7 Replies Latest reply on Sep 19, 2012 3:38 PM by Jon-Eric

    Is it necessary to Claim task? Seems to work without doing so

    Jon-Eric
      I deployed a task form with the APPROVE and REJECT buttons active and assigned the task to a group. When I logon the worklist as a member of that group I see APPROVE and REJECT buttons along with CLAIM. I can click APPROVE or REJECT and see that the task seems to complete successfully.

      Since the activity of clicking CLAIM, waiting for the task list to refresh, selecting the task again then taking the appropriate action is somewhat cumbersome for these easy-to-answer tasks, is there any reason I can't just deploy my "real" task form this way? If this is acceptable I'll just instruct my users to use the action buttons (or the action menu) after selecting a task from the list and ignore CLAIM altogether.
        • 1. Re: Is it necessary to Claim task? Seems to work without doing so
          Dan Atwood
          Claim is useful when an end user is working on a work item instance and they want to make sure that no one else assigned also tries to work on the same work item instance. End users do not have to claim tasks in the Workspace, but it's useful to keep another end user from working on the same work item instance that they had already started working on.

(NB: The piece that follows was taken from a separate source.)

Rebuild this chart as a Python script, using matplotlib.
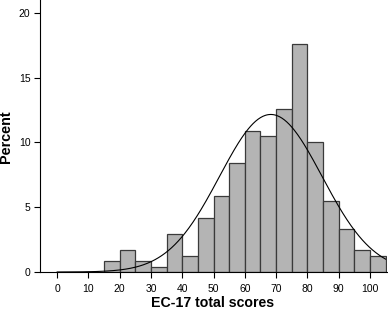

          Once claimed, a work item instance can only be viewed and worked on by the user who claimed it and anyone assigned to the Process Owner role (it is shown in the Process Owner's "My Staff Tasks" tab - not in their "My Tasks" tab).

          The instance could be returned back into the general Department Manager queue by clicking the Actions dropdown and clicking Release.

          Dan
          1 person found this helpful
          • 2. Re: Is it necessary to Claim task? Seems to work without doing so
            Jon-Eric
            Thanks, Dan. That matches my understanding of the "Claim" process. However, my question is as follows: "Is there any consequence to not requiring users to Claim before clicking Approve or Reject?" In my case, the actions are all just that quick and often don't require research (i.e. they just click Approve or Reject). Also, the tasks are logically divided by region so each person is only looking at the tasks they "care about" so we don't really have situations where two people might want to work the same task.

            My concern is whether I could cause inconsistencies in the SOA data (or elsewhere) if users never use the Claim step. If there's no techical reason why we can't do it I may move forward but thought I'd put the question out there for others to comment on.
            • 3. Re: Is it necessary to Claim task? Seems to work without doing so
              Dan Atwood
              End users do not have to claim the work item instance task. It is seldom done and doing or not doing it won't result in any inconsistencies.

              The only issue that will result is when an end user claims the work item instance and then forgets about it. The process owner would then need to reassign it when this occurs. A timer / a deadline and an escalation would resolve this without the manager's intervention if you'd prefer.

              Dan
              • 4. Re: Is it necessary to Claim task? Seems to work without doing so
                Jon-Eric
                The point you make about claiming then forgetting is another reason I'd like to not require the Claim step. I'm glad to hear I can proceed without requiring Claim to process tasks. That will make my users very happy!
                • 5. Re: Is it necessary to Claim task? Seems to work without doing so
                  Jon-Eric
                  A consultant I worked with recently commented that if I do not require Claim then two users could act on the same task as the same time (unintentionally) and both "updates" will be processed with the first update being overwritten by the latter. Have any of you experiences this situation?

                  Also, I noticed that the task response has systemattributes/acquiredBy set to the user ID of the person who acted on the task even if they did not claim it. It's as though the claim is implied.

                  JE
                  • 6. Re: Is it necessary to Claim task? Seems to work without doing so
                    Dan Atwood
                    The way this works is that if more than one end user selects a task that has not been claimed at the same time, the first one to submit the task will be the one that gets committed.

                    While I'd agree that it's not perfect, the second one (who also had the form displayed for the task when they simultaneously selected the same task) will not be able to submit the task. The second one sees this rather cryptic message when they try to submit the form:

                    +"Insufficient privileges to access the task information for this task. User 9616d414-d4bc-4573-9d39-cc100fda7391 cannot access the task information for task: {1}. Ensure that the user has been granted appropriate privileges to access the task information for this task."+

                    This might be an argument for making the case that end users should "claim" their tasks before working on them, but for most customers this simultaneous selection of the instance by more than one end user won't happen that often and I deal with it as a training issue for end users.

                    The first one to submit wins.

                    Dan
                    1 person found this helpful
                    • 7. Re: Is it necessary to Claim task? Seems to work without doing so
                      Jon-Eric
                      Thanks, Dan. The cryptic message is unfortunate but, in our situation, it is rare that two users will want to work the same task. Each task is logically "assigned" to a user by means of the data in the task so my users are only looking for "their" tasks to process. Given that we can probably proceed without the concern of seeing this cryptic message (but at least I'll know what it's from if anyone reports seeing it!).